Hi there. Thank you for taking the time to leave such a detailed response.
I agree, much of what I tried to bring up can be resolved simply with open and honest communication, which is something I also tried to convey in the piece.
Let’s get into details, I like that attitude.
[So when you start thinking that how about saying “Hey this is what I am thinking”? Do you know why you don’t do that? Because “let’s talk about us” implies that there is an “us” to talk about.]
I find that there’s an ingrained fear in women (and men) these days to demonstrate they’d like to have something more than a casual relationship. That’s a problem, definitely. When people feel like they have to pretend to be carefree and unconcern to not scare away someone they like, that’s a problem.

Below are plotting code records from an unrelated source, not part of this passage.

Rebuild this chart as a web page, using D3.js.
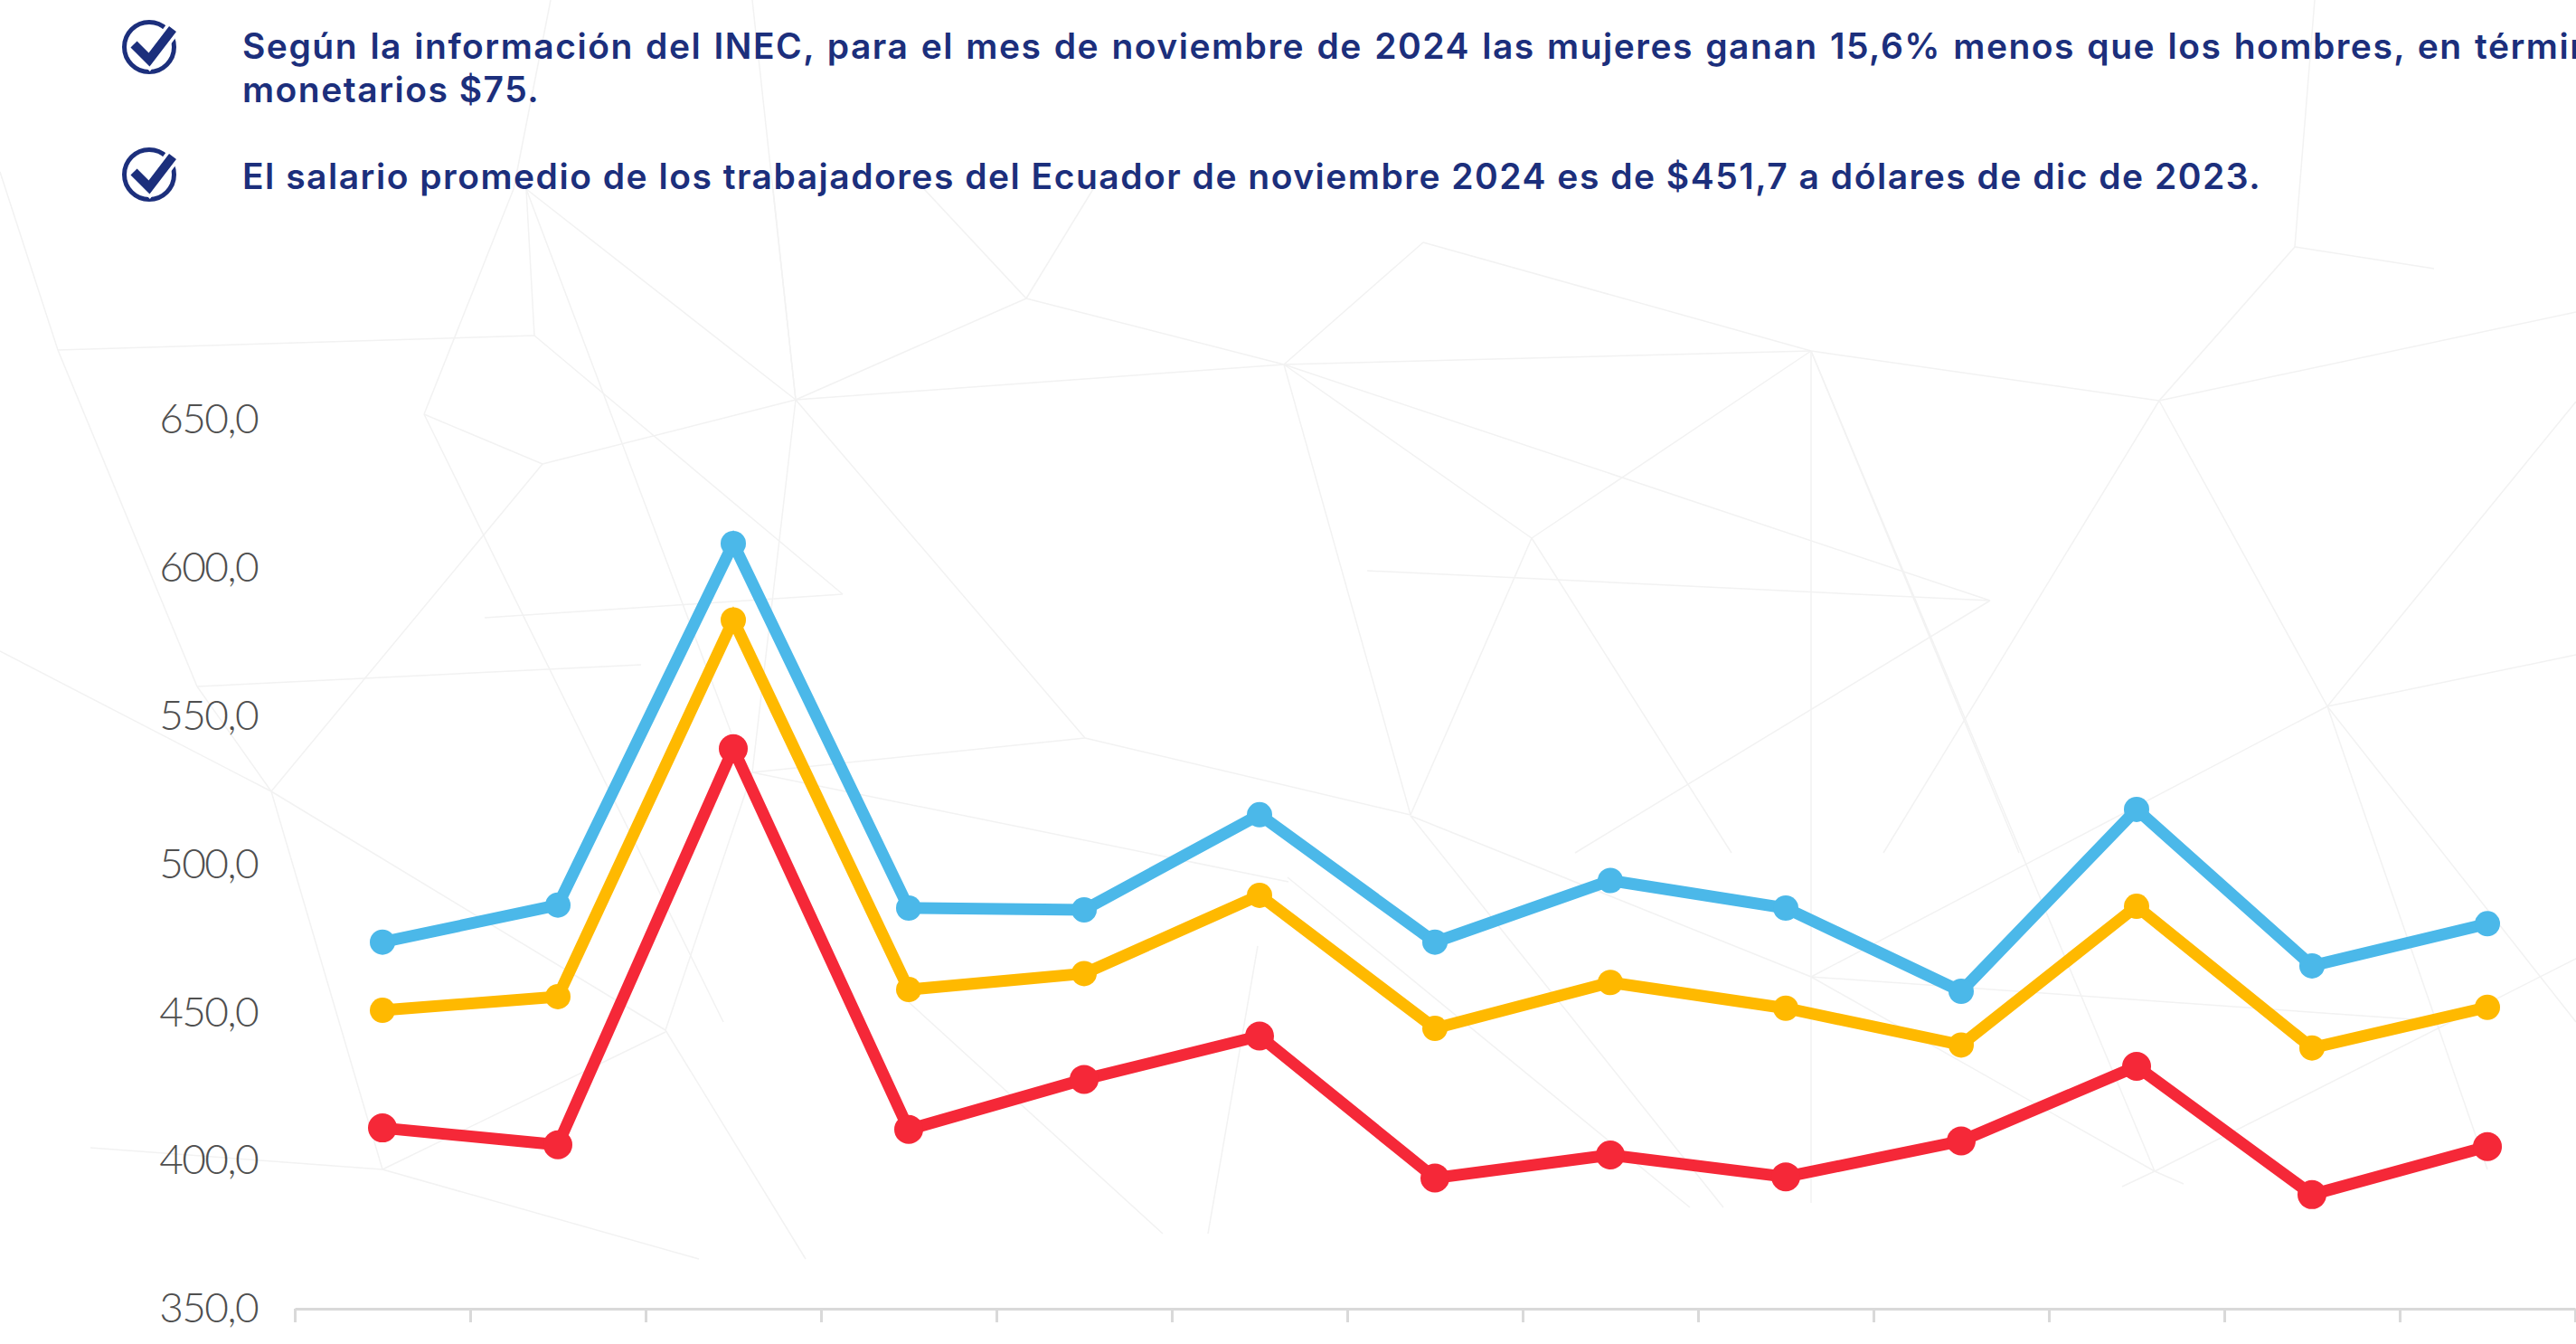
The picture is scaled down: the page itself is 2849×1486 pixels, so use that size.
<!DOCTYPE html>
<html>
<head>
<meta charset="utf-8">
<script src="https://cdn.jsdelivr.net/npm/d3@7"></script>
<style>
  html, body { margin: 0; background: #fff; overflow: hidden; }
  .note { font-family: "Inter"; font-weight: 600; font-size: 39px; letter-spacing: 1.5px; fill: #1c2f7c; }
  .y.axis text { font-family: "Lato"; font-weight: 300; font-size: 46px; letter-spacing: -1.6px; fill: #4f4f4f; }
  .x.axis path, .x.axis line { stroke: #d9d9d9; stroke-width: 3; }
  .mesh line { stroke: #f2f2f2; stroke-width: 1.5; }
</style>
</head>
<body>
<div id="chart"></div>
<script>
const categories = ["nov-23", "dic-23", "ene-24", "feb-24", "mar-24", "abr-24", "may-24", "jun-24", "jul-24", "ago-24", "sep-24", "oct-24", "nov-24"];
const hombres = [473.7, 486.2, 608.2, 485.2, 484.6, 516.7, 473.7, 494.5, 485.2, 457.1, 518.5, 465.7, 479.9];
const promedio = [450.7, 455.3, 582.4, 457.7, 463.1, 489.5, 444.6, 460.1, 451.4, 439, 485.8, 438, 451.7];
const mujeres = [411, 405.3, 539, 410.5, 427.4, 442, 394.1, 401.9, 394.5, 406.6, 431.8, 388.5, 404.7];
const yTicks = [350, 400, 450, 500, 550, 600, 650];
const notes = [
  "Según la información del INEC, para el mes de noviembre de 2024 las mujeres ganan 15,6% menos que los hombres, en términos",
  "monetarios $75.",
  "El salario promedio de los trabajadores del Ecuador de noviembre 2024 es de $451,7 a dólares de dic de 2023."
];

// faint polygon pattern behind the chart, only decoration
const meshLines = [
  [880, 442, 1135, 330], [880, 442, 1420, 403], [1135, 330, 1420, 403], [880, 442, 582, 209], [880, 442, 832, 0],
  [880, 442, 832, 854], [880, 442, 1200, 816], [880, 442, 855, 209], [469, 458, 568, 209], [469, 458, 600, 513],
  [469, 458, 800, 1130], [568, 209, 609, 0], [582, 209, 809, 811], [1135, 330, 1022, 209], [1135, 330, 1209, 209],
  [300, 875, 600, 513], [300, 875, 218, 759], [600, 513, 880, 442], [932, 657, 536, 683], [218, 759, 709, 735],
  [1200, 816, 832, 854], [832, 854, 1425, 975], [1200, 816, 1560, 901], [1420, 403, 1574, 268], [1574, 268, 2003, 388],
  [1420, 403, 2003, 388], [2003, 388, 2388, 443], [2388, 443, 2849, 345], [1420, 403, 1694, 595], [2003, 388, 1694, 595],
  [2003, 388, 2233, 943], [1420, 403, 2201, 664], [2003, 388, 2003, 1330], [1512, 631, 2201, 664], [1694, 595, 1560, 901],
  [1694, 595, 1915, 943], [1420, 403, 1560, 901], [2388, 443, 2083, 943], [2388, 443, 2574, 781], [2574, 781, 2849, 724],
  [2574, 781, 2849, 444], [2574, 781, 2751, 1293], [2574, 781, 2849, 1130], [2201, 664, 1742, 943], [2538, 273, 2388, 443],
  [2538, 273, 2692, 297], [2538, 273, 2560, 0], [1560, 902, 2003, 1080], [2003, 1080, 2669, 1127], [2003, 1080, 2383, 1295],
  [2383, 1295, 2849, 1060], [2003, 1080, 2574, 781], [1560, 902, 1906, 1335], [1424, 970, 1869, 1335], [2003, 388, 2383, 1295],
  [2383, 1295, 2415, 1309], [2383, 1295, 2347, 1312], [300, 875, 423, 1293], [300, 875, 736, 1139], [423, 1293, 100, 1269],
  [423, 1293, 773, 1392], [423, 1293, 736, 1141], [736, 1139, 891, 1392], [832, 854, 736, 1139], [1005, 1108, 1286, 1364],
  [1391, 1046, 1336, 1364], [64, 387, 591, 371], [300, 875, 0, 720], [64, 387, 0, 190], [64, 387, 218, 759], [591, 371, 582, 209],
  [591, 371, 932, 657]
];

const width = 2849;
const height = 1486;
const colors = { hombres: "#4bb8e9", promedio: "#ffb900", mujeres: "#f52838" };

const svg = d3.select("#chart").append("svg")
  .attr("width", width)
  .attr("height", height);

svg.append("g").attr("class", "mesh")
  .selectAll("line")
  .data(meshLines)
  .join("line")
  .attr("x1", d => d[0])
  .attr("y1", d => d[1])
  .attr("x2", d => d[2])
  .attr("y2", d => d[3]);

// the notes on top
const checks = svg.append("g").selectAll("g")
  .data([52, 193])
  .join("g")
  .attr("transform", d => "translate(165," + d + ")");
checks.append("circle")
  .attr("r", 27.5)
  .attr("fill", "none")
  .attr("stroke", "#1c2f7c")
  .attr("stroke-width", 5);
checks.append("path")
  .attr("d", "M-17,-3 L0,14 L26,-20")
  .attr("fill", "none")
  .attr("stroke", "#fff")
  .attr("stroke-width", 17);
checks.append("path")
  .attr("d", "M-17,-3 L0,14 L26,-20")
  .attr("fill", "none")
  .attr("stroke", "#1c2f7c")
  .attr("stroke-width", 10);

svg.append("g").selectAll("text")
  .data(notes)
  .join("text")
  .attr("class", "note")
  .attr("x", 268)
  .attr("y", (d, i) => [65, 113, 209][i])
  .style("word-spacing", (d, i) => i === 0 ? "2px" : "0")
  .text(d => d);

// scales
const x = d3.scaleBand().domain(categories).range([326, 2848]);
const xEdge = d3.scaleLinear().domain([0, categories.length]).range([326, 2848]);
const y = d3.scaleLinear().domain([350, 650]).range([1447, 464]);

const esFormat = d3.formatLocale({ decimal: ",", thousands: ".", grouping: [3], currency: ["$", ""] }).format(".1f");

svg.append("g")
  .attr("class", "y axis")
  .attr("transform", "translate(326,0)")
  .call(d3.axisLeft(y).tickValues(yTicks).tickSize(0).tickPadding(41).tickFormat(esFormat))
  .call(g => g.select(".domain").remove());

svg.append("g")
  .attr("class", "x axis")
  .attr("transform", "translate(0,1447)")
  .call(d3.axisBottom(xEdge).tickValues(d3.range(categories.length + 1)).tickSize(15).tickSizeOuter(0).tickFormat(""));

const line = d3.line()
  .x((d, i) => x(categories[i]) + x.bandwidth() / 2)
  .y(d => y(d));

const series = [
  { name: "hombres", values: hombres, r: 14 },
  { name: "promedio", values: promedio, r: 14 },
  { name: "mujeres", values: mujeres, r: 16 }
];

series.forEach(function(s) {
  svg.append("path")
    .datum(s.values)
    .attr("fill", "none")
    .attr("stroke", colors[s.name])
    .attr("stroke-width", 13)
    .attr("d", line);
  svg.append("g").selectAll("circle")
    .data(s.values)
    .join("circle")
    .attr("cx", (d, i) => x(categories[i]) + x.bandwidth() / 2)
    .attr("cy", d => y(d))
    .attr("r", s.r)
    .attr("fill", colors[s.name]);
});
</script>
</body>
</html>
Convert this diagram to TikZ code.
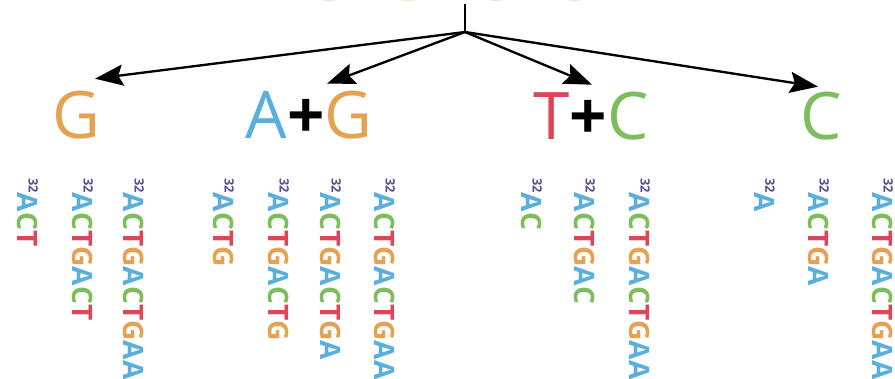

Of course it would be better to just be open and ask, “where do you think this is going?” Just as it would be better for men to come up and say, “I’m not looking for anything serious early on.” Btw, women can do that, too. I know I’ve done it. Let’s all communicate better.
Re: Friendzone —[ I will go there for you. It is the result of the man being too afraid to ask and the woman being too afraid to tell for fear of hurting their feelings.]
Agreed. It has everything to do with men pursuing the “friendship first” approach but never actually coming up and saying, “I have feelings for you.”
[Oh my god. This is relationship therapy 101. NO ONE CAN MAKE YOU FEEL ANYTHING. You are literally saying “be responsible for how I feel”. “Manipulate my emotions through your actions by saying things I want to hear”]
Yes and no. I agree that you should take charge of your own feelings, but also watching your behavior a little bit so that you don’t trample over the feelings of others never hurts. I had a partner who constantly made me feel stupid, who undermined my ideas and thoughts so much I nearly gave up thinking for myself. That’s called gaslighting, if I’m not mistaken. For a long time, I wasn’t strong enough to take charge of my feelings, until I had to stand up for myself and call it quits.
It’s not about having other people manipulate your feelings and make you feel a certain way, it’s about being at least a little bit mindful of how your actions affect someone else’s feelings.
If no one can make you feel a certain way, would you say emotional abuse isn’t real?
[No, you need to stop looking at love as a feeling and look at it as a choice. Love is a decision.]
Yes, definitely. Love is a choice you have to put a lot of work into. If you’re going to put a lot of work on something, why not work on listening, being kind and demonstrating to the person you love how they make a difference in your life?
Again, thanks for stopping by. Looking forward to reading more from you.